#### Material for the task ####

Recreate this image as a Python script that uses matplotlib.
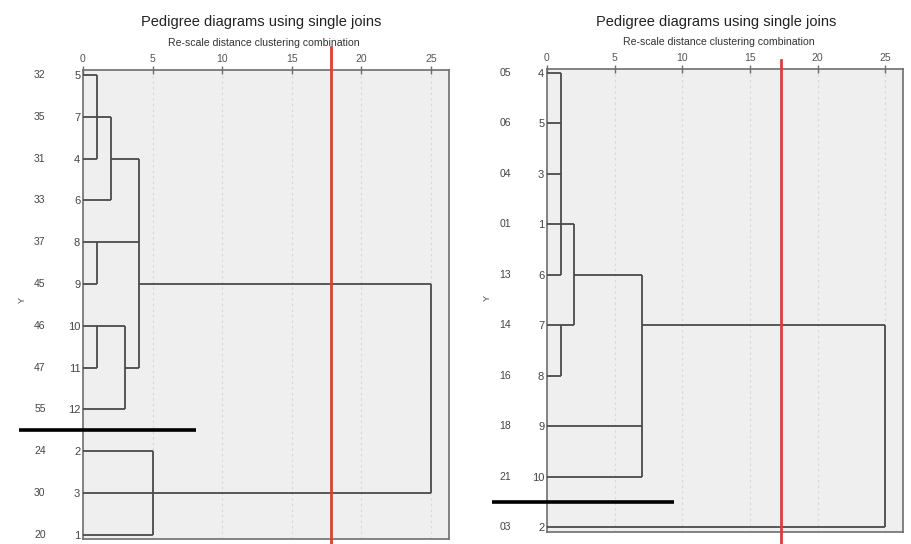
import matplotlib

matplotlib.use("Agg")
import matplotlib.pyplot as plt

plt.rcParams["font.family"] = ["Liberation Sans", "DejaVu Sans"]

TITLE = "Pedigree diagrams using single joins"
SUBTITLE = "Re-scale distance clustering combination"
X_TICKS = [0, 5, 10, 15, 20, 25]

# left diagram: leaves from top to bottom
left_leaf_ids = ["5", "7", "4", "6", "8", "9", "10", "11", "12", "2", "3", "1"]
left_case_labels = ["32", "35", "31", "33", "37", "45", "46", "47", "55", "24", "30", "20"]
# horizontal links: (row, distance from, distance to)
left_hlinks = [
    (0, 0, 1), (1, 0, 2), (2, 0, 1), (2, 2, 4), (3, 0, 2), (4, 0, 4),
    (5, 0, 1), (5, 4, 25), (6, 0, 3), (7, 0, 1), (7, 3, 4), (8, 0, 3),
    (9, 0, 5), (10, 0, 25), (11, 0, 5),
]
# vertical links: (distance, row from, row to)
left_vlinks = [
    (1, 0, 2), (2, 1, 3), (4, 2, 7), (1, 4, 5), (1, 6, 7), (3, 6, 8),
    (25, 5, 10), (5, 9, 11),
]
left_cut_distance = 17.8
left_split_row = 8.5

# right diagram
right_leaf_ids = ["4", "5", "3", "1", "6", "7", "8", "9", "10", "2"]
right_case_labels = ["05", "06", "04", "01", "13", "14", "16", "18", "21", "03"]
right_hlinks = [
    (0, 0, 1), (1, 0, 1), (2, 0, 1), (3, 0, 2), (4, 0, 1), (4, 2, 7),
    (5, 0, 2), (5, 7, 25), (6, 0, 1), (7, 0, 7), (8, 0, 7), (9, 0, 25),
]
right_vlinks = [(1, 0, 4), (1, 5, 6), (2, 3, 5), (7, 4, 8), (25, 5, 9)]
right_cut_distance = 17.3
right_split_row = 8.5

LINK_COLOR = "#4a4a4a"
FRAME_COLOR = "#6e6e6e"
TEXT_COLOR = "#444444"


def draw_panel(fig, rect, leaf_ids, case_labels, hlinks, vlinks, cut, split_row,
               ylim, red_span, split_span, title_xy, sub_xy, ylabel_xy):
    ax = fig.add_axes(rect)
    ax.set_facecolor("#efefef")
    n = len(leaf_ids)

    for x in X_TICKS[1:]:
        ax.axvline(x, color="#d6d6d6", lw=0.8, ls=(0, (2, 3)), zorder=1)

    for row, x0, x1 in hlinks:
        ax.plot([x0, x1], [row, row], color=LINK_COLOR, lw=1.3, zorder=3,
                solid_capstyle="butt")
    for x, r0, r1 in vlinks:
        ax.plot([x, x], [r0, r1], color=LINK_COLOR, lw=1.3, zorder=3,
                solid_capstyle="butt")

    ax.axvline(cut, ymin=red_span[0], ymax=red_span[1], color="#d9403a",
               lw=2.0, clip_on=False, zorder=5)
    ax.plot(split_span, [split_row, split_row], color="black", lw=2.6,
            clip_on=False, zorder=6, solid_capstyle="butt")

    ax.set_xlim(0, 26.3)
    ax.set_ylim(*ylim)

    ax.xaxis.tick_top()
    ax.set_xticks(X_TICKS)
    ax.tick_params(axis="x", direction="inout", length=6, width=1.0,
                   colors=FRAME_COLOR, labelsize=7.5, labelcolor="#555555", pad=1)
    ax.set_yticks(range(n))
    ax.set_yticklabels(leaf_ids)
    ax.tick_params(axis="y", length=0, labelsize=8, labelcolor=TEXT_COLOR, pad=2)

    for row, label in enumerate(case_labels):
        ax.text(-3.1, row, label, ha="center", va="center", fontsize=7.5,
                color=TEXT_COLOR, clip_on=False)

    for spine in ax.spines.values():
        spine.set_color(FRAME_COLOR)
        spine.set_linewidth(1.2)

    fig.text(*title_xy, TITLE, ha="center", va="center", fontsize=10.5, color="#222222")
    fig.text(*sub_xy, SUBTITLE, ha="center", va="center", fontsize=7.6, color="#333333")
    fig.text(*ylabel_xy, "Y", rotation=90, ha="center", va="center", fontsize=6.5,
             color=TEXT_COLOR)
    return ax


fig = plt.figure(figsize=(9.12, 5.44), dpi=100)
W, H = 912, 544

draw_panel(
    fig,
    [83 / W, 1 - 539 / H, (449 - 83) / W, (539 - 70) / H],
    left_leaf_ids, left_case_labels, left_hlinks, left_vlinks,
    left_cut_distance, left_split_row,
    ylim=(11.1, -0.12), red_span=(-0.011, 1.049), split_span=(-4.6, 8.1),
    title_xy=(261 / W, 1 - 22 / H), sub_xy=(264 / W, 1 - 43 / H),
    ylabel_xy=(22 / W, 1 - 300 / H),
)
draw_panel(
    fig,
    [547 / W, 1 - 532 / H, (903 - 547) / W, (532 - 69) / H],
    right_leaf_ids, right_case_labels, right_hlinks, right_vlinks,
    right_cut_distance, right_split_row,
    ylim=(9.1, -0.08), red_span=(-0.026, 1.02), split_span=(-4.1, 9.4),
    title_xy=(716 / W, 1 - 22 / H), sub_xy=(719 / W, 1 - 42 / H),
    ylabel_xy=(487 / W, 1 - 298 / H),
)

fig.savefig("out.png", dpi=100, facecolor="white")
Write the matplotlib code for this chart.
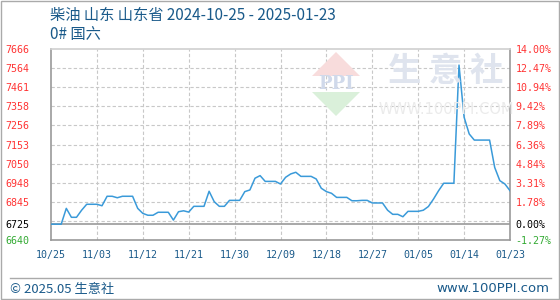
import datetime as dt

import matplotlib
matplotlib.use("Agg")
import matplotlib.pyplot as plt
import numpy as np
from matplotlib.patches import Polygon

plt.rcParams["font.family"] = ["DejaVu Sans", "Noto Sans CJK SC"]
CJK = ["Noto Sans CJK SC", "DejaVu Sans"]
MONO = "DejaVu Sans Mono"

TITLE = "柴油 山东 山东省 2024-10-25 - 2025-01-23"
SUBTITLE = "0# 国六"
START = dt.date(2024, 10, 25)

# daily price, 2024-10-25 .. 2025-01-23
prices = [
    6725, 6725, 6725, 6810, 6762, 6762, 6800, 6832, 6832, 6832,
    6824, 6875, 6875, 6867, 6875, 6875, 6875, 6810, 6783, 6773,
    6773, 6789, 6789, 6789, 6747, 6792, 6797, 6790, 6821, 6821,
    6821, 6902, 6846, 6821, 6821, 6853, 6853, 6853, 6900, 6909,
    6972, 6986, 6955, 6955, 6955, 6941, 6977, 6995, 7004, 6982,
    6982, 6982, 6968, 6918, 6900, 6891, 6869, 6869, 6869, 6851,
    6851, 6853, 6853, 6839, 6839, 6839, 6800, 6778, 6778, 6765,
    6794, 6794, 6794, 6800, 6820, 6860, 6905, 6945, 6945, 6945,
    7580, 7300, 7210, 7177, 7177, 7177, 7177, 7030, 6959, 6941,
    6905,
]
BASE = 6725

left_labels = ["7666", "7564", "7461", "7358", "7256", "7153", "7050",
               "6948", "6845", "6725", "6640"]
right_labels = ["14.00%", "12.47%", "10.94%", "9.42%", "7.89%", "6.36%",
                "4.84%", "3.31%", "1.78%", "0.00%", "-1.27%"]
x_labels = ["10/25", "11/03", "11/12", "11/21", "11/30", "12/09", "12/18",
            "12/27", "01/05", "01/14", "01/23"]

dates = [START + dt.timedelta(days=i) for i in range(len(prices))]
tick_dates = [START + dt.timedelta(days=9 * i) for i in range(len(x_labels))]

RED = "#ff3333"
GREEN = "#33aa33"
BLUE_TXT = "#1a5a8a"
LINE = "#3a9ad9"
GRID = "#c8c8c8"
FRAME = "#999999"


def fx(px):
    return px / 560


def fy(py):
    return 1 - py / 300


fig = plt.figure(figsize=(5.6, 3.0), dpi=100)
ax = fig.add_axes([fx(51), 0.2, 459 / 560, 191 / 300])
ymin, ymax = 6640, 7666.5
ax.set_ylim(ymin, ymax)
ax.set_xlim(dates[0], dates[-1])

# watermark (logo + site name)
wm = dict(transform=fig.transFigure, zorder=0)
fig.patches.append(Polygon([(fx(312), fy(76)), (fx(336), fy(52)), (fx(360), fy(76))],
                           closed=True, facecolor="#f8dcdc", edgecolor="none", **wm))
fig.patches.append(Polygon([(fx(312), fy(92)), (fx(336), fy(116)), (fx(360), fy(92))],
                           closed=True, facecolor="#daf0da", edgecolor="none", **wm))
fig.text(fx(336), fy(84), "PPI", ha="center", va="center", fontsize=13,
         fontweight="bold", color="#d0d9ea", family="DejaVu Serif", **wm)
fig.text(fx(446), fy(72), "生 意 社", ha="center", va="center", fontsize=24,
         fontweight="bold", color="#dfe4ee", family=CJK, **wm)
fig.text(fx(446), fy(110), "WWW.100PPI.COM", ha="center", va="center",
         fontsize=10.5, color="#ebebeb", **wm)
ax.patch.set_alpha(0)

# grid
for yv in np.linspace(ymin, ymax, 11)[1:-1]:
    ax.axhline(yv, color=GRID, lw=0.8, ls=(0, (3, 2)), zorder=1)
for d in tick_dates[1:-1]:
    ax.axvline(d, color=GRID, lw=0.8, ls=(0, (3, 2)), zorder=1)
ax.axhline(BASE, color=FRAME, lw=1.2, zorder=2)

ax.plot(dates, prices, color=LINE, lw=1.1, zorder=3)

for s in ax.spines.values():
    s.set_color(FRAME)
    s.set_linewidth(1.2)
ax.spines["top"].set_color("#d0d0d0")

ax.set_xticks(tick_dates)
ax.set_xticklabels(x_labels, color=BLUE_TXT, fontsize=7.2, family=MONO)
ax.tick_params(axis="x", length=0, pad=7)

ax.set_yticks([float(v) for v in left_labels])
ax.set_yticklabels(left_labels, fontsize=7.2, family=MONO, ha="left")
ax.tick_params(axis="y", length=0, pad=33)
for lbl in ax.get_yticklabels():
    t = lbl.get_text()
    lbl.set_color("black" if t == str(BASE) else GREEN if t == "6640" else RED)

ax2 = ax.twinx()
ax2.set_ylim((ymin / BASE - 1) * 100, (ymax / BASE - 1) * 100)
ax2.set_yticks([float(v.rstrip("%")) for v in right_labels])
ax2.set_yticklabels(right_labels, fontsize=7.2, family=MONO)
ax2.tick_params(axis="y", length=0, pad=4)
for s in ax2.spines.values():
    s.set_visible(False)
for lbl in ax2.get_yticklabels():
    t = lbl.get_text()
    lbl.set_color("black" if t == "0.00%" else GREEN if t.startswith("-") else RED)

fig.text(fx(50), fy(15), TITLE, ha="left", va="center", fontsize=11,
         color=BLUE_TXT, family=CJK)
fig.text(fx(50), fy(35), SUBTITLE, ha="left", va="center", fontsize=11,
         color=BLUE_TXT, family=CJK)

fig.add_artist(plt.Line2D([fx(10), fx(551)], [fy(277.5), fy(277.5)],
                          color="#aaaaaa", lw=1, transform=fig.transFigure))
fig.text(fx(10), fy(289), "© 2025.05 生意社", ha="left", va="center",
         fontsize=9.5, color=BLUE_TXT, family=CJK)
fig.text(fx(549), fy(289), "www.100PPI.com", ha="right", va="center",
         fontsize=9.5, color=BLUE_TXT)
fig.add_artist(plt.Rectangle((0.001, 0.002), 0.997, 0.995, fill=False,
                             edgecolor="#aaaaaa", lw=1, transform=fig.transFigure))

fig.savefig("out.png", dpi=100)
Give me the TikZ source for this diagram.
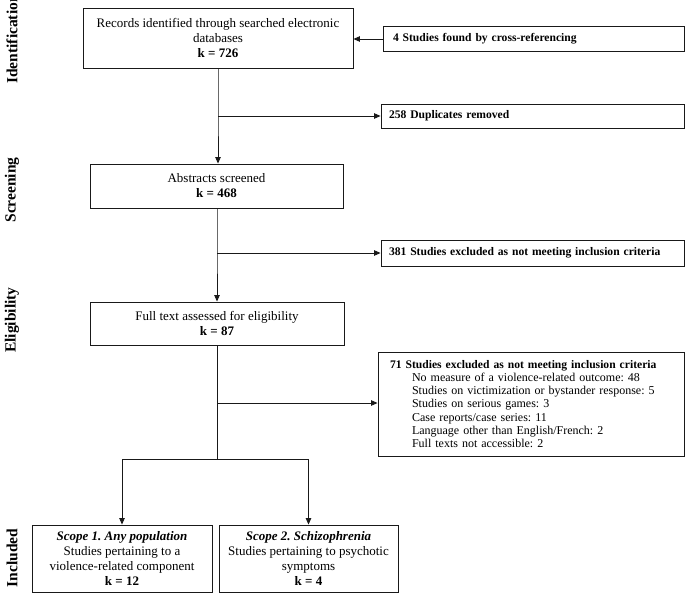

####

* Task instructions
Return only the lines running from the top of the data to the line that holds "(2, 3)), zorder=1)". Include both of those lines, but skip the pictures.

* Response to the task
Recreate this image as a Python script that uses matplotlib.
import matplotlib

matplotlib.use("Agg")
import matplotlib.pyplot as plt

plt.rcParams["font.family"] = ["Liberation Sans", "DejaVu Sans"]

TITLE = "Pedigree diagrams using single joins"
SUBTITLE = "Re-scale distance clustering combination"
X_TICKS = [0, 5, 10, 15, 20, 25]

# left diagram: leaves from top to bottom
left_leaf_ids = ["5", "7", "4", "6", "8", "9", "10", "11", "12", "2", "3", "1"]
left_case_labels = ["32", "35", "31", "33", "37", "45", "46", "47", "55", "24", "30", "20"]
# horizontal links: (row, distance from, distance to)
left_hlinks = [
    (0, 0, 1), (1, 0, 2), (2, 0, 1), (2, 2, 4), (3, 0, 2), (4, 0, 4),
    (5, 0, 1), (5, 4, 25), (6, 0, 3), (7, 0, 1), (7, 3, 4), (8, 0, 3),
    (9, 0, 5), (10, 0, 25), (11, 0, 5),
]
# vertical links: (distance, row from, row to)
left_vlinks = [
    (1, 0, 2), (2, 1, 3), (4, 2, 7), (1, 4, 5), (1, 6, 7), (3, 6, 8),
    (25, 5, 10), (5, 9, 11),
]
left_cut_distance = 17.8
left_split_row = 8.5

# right diagram
right_leaf_ids = ["4", "5", "3", "1", "6", "7", "8", "9", "10", "2"]
right_case_labels = ["05", "06", "04", "01", "13", "14", "16", "18", "21", "03"]
right_hlinks = [
    (0, 0, 1), (1, 0, 1), (2, 0, 1), (3, 0, 2), (4, 0, 1), (4, 2, 7),
    (5, 0, 2), (5, 7, 25), (6, 0, 1), (7, 0, 7), (8, 0, 7), (9, 0, 25),
]
right_vlinks = [(1, 0, 4), (1, 5, 6), (2, 3, 5), (7, 4, 8), (25, 5, 9)]
right_cut_distance = 17.3
right_split_row = 8.5

LINK_COLOR = "#4a4a4a"
FRAME_COLOR = "#6e6e6e"
TEXT_COLOR = "#444444"


def draw_panel(fig, rect, leaf_ids, case_labels, hlinks, vlinks, cut, split_row,
               ylim, red_span, split_span, title_xy, sub_xy, ylabel_xy):
    ax = fig.add_axes(rect)
    ax.set_facecolor("#efefef")
    n = len(leaf_ids)

    for x in X_TICKS[1:]:
        ax.axvline(x, color="#d6d6d6", lw=0.8, ls=(0, (2, 3)), zorder=1)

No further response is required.